What do Serena Williams, Richard Nixon, Dan Quayle, Dick Cheney and David Bloom have in common? They have all suffered a potentially fatal deep venous thrombosis (DVT).
Deep venous thrombosis (DVT) mainly affects the large veins in the lower leg and thigh. The clot can block blood flow and cause swelling and pain. When a clot breaks off and moves through the bloodstream, this is called an embolism. An embolism can get stuck in the brain, lungs, heart, or other area, leading to severe damage.
Blood clots may form when something slows or changes the flow of blood in the veins.

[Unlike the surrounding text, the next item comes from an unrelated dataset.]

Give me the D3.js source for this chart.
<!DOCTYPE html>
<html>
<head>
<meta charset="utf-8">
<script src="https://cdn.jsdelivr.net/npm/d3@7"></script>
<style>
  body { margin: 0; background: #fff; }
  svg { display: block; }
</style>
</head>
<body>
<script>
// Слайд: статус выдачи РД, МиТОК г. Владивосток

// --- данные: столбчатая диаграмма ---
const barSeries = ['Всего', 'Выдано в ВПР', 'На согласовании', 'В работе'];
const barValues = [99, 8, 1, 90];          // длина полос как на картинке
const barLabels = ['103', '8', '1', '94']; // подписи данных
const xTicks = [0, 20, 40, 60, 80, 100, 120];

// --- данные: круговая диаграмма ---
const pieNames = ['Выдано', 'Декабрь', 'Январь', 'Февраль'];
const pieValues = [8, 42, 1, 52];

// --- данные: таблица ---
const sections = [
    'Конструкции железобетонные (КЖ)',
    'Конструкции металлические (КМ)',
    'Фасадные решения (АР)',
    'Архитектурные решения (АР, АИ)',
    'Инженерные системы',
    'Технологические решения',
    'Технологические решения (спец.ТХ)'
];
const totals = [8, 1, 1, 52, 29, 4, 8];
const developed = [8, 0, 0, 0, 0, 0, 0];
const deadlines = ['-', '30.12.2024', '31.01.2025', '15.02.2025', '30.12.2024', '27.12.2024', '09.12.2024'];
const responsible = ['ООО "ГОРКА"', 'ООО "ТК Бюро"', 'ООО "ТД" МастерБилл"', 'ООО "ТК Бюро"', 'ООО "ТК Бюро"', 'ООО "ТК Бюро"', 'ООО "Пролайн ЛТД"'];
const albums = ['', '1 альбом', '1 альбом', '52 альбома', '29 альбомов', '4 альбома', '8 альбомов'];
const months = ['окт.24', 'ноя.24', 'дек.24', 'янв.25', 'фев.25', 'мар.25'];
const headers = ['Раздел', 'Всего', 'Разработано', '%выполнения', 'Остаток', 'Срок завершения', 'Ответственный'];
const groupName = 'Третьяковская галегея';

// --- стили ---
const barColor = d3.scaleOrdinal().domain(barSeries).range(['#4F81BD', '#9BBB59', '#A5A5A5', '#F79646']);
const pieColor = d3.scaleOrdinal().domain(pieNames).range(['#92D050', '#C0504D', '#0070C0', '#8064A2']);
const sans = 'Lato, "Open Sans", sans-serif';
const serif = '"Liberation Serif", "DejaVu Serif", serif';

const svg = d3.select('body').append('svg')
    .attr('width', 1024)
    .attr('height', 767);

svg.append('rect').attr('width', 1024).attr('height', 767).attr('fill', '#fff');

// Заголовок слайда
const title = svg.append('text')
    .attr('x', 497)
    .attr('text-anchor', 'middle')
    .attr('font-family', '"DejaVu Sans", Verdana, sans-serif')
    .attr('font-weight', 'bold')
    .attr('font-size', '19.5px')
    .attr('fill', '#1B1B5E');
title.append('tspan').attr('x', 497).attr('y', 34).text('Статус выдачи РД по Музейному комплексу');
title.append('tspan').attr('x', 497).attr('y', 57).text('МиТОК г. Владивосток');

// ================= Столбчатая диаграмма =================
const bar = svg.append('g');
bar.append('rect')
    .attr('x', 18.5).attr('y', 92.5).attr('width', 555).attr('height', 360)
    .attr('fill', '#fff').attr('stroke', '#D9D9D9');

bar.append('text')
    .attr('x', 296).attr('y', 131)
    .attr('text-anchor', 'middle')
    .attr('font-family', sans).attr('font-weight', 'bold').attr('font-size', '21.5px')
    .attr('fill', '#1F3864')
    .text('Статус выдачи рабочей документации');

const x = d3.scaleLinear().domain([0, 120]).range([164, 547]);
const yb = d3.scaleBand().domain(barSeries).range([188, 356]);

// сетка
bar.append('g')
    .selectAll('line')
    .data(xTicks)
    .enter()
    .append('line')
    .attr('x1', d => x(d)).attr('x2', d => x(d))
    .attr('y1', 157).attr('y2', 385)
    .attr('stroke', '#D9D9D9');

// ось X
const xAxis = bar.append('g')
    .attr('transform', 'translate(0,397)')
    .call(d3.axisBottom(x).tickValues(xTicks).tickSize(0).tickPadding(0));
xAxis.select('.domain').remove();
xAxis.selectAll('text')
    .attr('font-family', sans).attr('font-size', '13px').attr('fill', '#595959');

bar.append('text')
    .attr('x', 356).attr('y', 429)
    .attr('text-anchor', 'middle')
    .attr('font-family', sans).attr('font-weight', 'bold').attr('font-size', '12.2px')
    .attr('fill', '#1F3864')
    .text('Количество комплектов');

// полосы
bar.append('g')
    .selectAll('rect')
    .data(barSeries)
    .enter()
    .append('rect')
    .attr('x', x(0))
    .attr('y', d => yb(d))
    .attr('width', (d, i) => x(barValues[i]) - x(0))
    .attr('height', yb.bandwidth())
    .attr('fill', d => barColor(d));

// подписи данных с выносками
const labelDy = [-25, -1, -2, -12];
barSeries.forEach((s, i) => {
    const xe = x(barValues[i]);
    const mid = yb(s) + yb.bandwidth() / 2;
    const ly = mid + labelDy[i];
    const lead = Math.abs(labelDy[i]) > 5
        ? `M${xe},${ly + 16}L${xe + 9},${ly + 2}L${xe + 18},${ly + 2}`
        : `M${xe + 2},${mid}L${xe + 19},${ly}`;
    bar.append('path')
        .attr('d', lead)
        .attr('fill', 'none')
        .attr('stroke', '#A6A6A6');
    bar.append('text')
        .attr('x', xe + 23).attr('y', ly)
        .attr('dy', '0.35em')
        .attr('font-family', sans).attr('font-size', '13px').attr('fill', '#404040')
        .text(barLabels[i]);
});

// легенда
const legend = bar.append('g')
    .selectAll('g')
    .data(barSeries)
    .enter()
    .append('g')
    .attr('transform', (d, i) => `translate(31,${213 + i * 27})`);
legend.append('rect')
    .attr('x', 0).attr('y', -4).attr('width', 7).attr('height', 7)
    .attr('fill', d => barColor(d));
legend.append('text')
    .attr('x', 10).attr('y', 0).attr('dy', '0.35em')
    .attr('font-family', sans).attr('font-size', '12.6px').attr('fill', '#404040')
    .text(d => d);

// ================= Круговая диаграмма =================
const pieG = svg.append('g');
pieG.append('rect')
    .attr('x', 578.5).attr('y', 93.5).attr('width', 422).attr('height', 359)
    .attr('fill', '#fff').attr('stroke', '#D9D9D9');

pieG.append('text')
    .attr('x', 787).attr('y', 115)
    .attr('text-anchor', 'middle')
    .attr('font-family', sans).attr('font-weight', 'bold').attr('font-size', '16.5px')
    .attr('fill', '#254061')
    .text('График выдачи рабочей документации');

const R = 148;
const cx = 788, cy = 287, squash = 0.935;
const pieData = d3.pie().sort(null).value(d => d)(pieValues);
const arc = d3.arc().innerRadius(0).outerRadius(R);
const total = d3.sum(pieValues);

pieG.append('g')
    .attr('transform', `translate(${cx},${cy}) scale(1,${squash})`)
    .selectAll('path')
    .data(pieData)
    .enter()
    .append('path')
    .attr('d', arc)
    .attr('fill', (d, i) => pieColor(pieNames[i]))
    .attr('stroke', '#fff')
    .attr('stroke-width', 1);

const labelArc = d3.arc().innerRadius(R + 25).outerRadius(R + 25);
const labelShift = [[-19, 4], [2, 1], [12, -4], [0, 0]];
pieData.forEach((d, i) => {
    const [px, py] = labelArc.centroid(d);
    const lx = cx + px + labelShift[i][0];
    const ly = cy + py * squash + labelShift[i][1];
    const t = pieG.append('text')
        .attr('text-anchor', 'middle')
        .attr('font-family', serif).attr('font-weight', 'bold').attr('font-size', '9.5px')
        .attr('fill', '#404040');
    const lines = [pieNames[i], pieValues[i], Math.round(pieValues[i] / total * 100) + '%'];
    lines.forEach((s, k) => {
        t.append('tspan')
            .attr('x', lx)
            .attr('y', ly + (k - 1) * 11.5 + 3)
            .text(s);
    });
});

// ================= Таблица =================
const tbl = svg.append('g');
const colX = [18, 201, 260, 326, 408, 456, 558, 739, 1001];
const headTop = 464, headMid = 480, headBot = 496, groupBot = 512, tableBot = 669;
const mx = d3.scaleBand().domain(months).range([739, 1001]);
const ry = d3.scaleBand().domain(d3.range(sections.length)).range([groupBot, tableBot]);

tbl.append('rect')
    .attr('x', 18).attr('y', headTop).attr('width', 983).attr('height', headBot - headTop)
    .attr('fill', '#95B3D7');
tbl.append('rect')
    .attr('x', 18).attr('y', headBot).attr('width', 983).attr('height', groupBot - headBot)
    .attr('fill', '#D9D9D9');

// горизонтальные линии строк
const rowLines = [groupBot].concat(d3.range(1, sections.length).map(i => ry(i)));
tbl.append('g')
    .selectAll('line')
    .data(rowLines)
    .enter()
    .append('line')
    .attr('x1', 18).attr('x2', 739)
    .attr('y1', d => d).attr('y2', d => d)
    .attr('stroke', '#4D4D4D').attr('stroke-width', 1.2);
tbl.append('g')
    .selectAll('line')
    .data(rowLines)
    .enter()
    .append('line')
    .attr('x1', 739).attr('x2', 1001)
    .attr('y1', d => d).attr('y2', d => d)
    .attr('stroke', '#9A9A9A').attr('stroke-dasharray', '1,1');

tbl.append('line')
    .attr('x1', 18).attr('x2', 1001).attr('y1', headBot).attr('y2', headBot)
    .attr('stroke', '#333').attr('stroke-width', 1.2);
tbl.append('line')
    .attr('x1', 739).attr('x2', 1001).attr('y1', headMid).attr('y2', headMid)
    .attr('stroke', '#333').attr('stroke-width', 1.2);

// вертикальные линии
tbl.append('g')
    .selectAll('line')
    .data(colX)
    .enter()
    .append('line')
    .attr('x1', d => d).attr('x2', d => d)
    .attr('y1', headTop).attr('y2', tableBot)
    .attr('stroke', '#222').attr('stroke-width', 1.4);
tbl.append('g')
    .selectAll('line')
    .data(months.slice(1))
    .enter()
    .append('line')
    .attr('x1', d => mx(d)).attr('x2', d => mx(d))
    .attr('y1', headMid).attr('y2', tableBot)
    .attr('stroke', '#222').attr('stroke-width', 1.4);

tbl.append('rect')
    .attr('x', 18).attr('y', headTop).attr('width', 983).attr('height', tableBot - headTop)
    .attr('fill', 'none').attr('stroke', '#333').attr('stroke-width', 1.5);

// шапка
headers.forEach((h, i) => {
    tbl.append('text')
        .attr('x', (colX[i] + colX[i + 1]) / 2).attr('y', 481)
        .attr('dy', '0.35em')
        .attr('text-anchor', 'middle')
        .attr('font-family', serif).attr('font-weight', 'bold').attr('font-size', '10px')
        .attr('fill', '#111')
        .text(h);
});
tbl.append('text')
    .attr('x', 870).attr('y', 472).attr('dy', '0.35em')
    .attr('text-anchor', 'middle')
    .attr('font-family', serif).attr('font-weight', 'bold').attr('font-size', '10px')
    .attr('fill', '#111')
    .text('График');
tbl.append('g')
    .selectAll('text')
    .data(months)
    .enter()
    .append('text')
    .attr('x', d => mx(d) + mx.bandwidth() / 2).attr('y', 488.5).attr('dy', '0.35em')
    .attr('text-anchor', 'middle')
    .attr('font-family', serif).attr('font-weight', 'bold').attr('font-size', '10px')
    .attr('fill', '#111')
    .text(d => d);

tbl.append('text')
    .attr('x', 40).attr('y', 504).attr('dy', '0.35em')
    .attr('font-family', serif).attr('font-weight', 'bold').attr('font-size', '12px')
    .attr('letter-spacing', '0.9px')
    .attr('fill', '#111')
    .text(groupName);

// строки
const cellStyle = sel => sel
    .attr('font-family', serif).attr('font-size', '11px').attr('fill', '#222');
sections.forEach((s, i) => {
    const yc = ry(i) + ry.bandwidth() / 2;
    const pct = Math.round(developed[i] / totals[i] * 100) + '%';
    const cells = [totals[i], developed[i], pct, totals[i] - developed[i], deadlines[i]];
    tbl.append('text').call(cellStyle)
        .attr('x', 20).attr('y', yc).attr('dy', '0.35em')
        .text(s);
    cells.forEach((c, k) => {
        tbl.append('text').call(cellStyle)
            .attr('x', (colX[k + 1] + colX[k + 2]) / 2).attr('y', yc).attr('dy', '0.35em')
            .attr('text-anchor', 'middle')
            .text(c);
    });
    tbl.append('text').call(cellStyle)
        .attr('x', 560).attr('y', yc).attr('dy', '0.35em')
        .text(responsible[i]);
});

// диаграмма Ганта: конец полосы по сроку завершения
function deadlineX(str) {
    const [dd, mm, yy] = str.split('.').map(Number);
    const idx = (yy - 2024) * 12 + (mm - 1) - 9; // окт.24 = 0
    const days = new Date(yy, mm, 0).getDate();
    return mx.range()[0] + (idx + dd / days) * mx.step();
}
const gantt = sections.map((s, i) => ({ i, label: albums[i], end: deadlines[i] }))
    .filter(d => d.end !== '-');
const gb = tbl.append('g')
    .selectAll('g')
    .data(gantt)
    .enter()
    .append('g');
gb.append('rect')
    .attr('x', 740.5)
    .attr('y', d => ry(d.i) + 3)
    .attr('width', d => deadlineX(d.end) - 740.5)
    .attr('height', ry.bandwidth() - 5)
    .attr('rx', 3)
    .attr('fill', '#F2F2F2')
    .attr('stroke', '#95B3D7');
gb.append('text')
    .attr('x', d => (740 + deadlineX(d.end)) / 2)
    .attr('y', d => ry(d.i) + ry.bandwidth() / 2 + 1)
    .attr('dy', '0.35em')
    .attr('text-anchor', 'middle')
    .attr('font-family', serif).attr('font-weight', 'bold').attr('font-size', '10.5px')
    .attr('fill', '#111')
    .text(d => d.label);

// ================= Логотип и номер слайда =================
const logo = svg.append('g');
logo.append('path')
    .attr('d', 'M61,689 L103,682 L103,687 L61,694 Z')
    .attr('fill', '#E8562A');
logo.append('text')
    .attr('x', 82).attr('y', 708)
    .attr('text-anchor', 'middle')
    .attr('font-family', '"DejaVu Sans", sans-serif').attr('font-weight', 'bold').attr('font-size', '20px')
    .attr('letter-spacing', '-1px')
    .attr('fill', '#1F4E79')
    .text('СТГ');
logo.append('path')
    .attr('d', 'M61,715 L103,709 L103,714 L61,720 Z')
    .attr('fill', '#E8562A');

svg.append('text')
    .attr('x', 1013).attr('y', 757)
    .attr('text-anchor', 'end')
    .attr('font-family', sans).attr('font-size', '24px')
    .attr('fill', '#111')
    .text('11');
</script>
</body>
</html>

Risk factors include:
- After a pacemaker catheter has been passed through the vein in the groin
- Cigarette smoking
- Family history of blood clots
- Fractures in the pelvis or legs
- Giving birth within the last 6 months
- Heart failure
- Recent surgery (especially hip, knee, or female pelvic surgery)

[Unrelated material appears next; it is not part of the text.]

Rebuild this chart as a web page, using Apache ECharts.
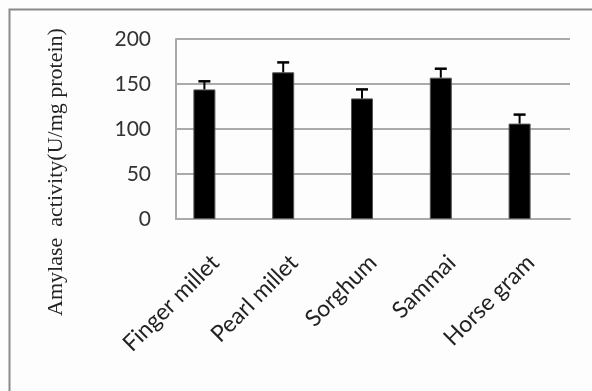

- Too many blood cells being made by the bone marrow (polycythemia vera), causing the blood to be thicker and slower than normal
You’re also more likely to develop DVT if you have any of the following conditions:
- Blood that is more likely to clot (hypercoagulability)

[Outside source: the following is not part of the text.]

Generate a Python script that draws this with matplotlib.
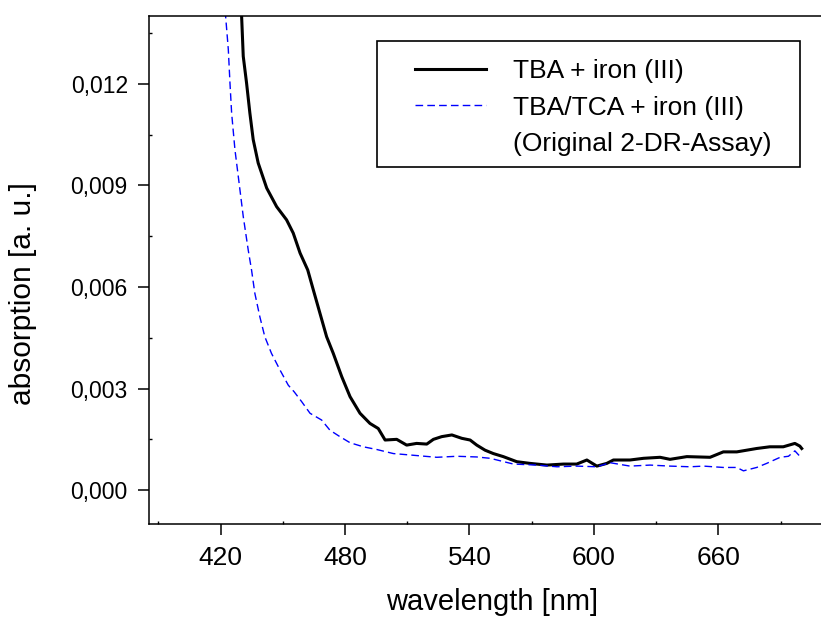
import matplotlib
matplotlib.use("Agg")
import matplotlib.pyplot as plt
from matplotlib.ticker import MultipleLocator, FuncFormatter
from matplotlib.lines import Line2D
from matplotlib.patches import Rectangle

# values
wl_tba = [429.5, 430.1, 430.9, 432.5, 434.1, 435.7, 438.1, 442.2, 447.0, 451.8,
          455.0, 458.3, 462.0, 464.7, 467.9, 471.1, 474.3, 478.4, 482.4, 487.2,
          492.0, 496.0, 499.3, 504.9, 509.7, 514.5, 519.4, 522.6, 526.6, 531.5,
          536.3, 540.3, 543.5, 547.5, 551.5, 556.3, 562.8, 569.2, 577.3, 585.3,
          591.7, 596.6, 601.4, 606.2, 609.4, 617.4, 623.9, 631.9, 636.7, 644.8,
          656.0, 662.4, 668.9, 673.7, 678.5, 684.8, 691.3, 696.9, 699.3, 700.2]
abs_tba = [0.01460, 0.01401, 0.01281, 0.01202, 0.01113, 0.01035, 0.00966, 0.00892, 0.00837, 0.00798,
           0.00759, 0.00700, 0.00650, 0.00591, 0.00522, 0.00453, 0.00404, 0.00335, 0.00276, 0.00227,
           0.00197, 0.00182, 0.00148, 0.00150, 0.00133, 0.00138, 0.00136, 0.00150, 0.00158, 0.00163,
           0.00153, 0.00148, 0.00133, 0.00118, 0.00108, 0.00099, 0.00084, 0.00079, 0.00074, 0.00077,
           0.00077, 0.00089, 0.00071, 0.00079, 0.00089, 0.00089, 0.00094, 0.00097, 0.00091, 0.00099,
           0.00097, 0.00113, 0.00113, 0.00118, 0.00123, 0.00128, 0.00128, 0.00138, 0.00130, 0.00123]

wl_tca = [421.8, 422.4, 423.7, 424.5, 425.3, 426.9, 429.3, 430.9, 433.3, 434.9,
          436.5, 438.9, 441.3, 444.5, 448.6, 452.6, 455.5, 459.1, 463.1, 468.7,
          472.7, 477.5, 482.4, 488.8, 495.3, 503.3, 512.9, 524.2, 533.9, 543.5,
          550.0, 561.2, 572.5, 582.2, 591.7, 601.4, 607.8, 617.4, 627.1, 636.7,
          646.4, 652.8, 662.4, 668.9, 672.1, 678.5, 683.3, 689.8, 693.8, 696.9, 699.3]
abs_tca = [0.01460, 0.01399, 0.01301, 0.01202, 0.01113, 0.01005, 0.00887, 0.00808, 0.00709, 0.00650,
           0.00581, 0.00512, 0.00453, 0.00404, 0.00355, 0.00310, 0.00290, 0.00261, 0.00227, 0.00207,
           0.00177, 0.00158, 0.00140, 0.00128, 0.00120, 0.00108, 0.00103, 0.00097, 0.00100, 0.00098,
           0.00094, 0.00077, 0.00074, 0.00069, 0.00071, 0.00069, 0.00081, 0.00071, 0.00074, 0.00071,
           0.00069, 0.00071, 0.00067, 0.00067, 0.00057, 0.00067, 0.00079, 0.00097, 0.00100, 0.00116, 0.00100]

labels = ["TBA + iron (III)", "TBA/TCA + iron (III)", "(Original 2-DR-Assay)"]

plt.rcParams['font.family'] = ['Liberation Sans', 'DejaVu Sans']

W, H = 821, 617
fig = plt.figure(figsize=(W / 100, H / 100), dpi=100)
ax = fig.add_axes([0.1811, 0.1507, 0.8189, 0.8234])

l1, = ax.plot(wl_tba, abs_tba, color='black', lw=2.2)
l2, = ax.plot(wl_tca, abs_tca, color='#0000ff', lw=1.0, dashes=(5.5, 3))

ax.set_xlim(385.3, 709.5)
ax.set_ylim(-0.001, 0.014)

ax.xaxis.set_major_locator(MultipleLocator(60))
ax.xaxis.set_minor_locator(MultipleLocator(30))
ax.yaxis.set_major_locator(MultipleLocator(0.003))
ax.yaxis.set_minor_locator(MultipleLocator(0.0015))
ax.yaxis.set_major_formatter(FuncFormatter(lambda v, p: f"{v:.3f}".replace('.', ',')))

ax.tick_params(which='major', direction='out', length=8, width=1.1, pad=7)
ax.tick_params(which='minor', direction='in', length=2, width=1.0)
ax.tick_params(axis='x', labelsize=19, pad=8)
ax.tick_params(axis='y', labelsize=16.5)

ax.spines['right'].set_visible(False)
for s in ['left', 'bottom', 'top']:
    ax.spines[s].set_linewidth(1.1)

fig.text(492.5 / W, 1 - 602 / H, "wavelength [nm]", fontsize=21, ha='center', va='center')
fig.text(23 / W, 1 - 293.3 / H, "absorption [a. u.]", fontsize=21.5, rotation=90,
         ha='center', va='center')

# legend entries without frame, box drawn separately
blank = Line2D([], [], linestyle='none')
leg = ax.legend([l1, l2, blank], labels, loc='upper left',
                bbox_to_anchor=(415 / W, 1 - 59 / H), bbox_transform=fig.transFigure,
                borderaxespad=0, borderpad=0, fontsize=19, frameon=False,
                handlelength=2.7, handletextpad=1.0, labelspacing=0.48)
fig.patches.append(Rectangle((377.3 / W, 1 - 166.7 / H), (800 - 377.3) / W, (166.7 - 40.7) / H,
                             transform=fig.transFigure, fill=False, edgecolor='black', lw=1.2))

fig.savefig("out.png", dpi=100)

- Taking estrogens or birth control pills.
- Long airplane flights: London’s Heathrow Airport reports one passenger death a month from DVT. One nearby hospital recorded thirty passenger deaths from DVT in the past three years including a 28-year-old man. To reduce the risk of DVT during air travel, passengers are advised to wear compression stockings on flights, frequent moving aroudnt he cabinand pumping the calf muscles, leg elevation and avoidance of sedentary positions for long periods of time without moving.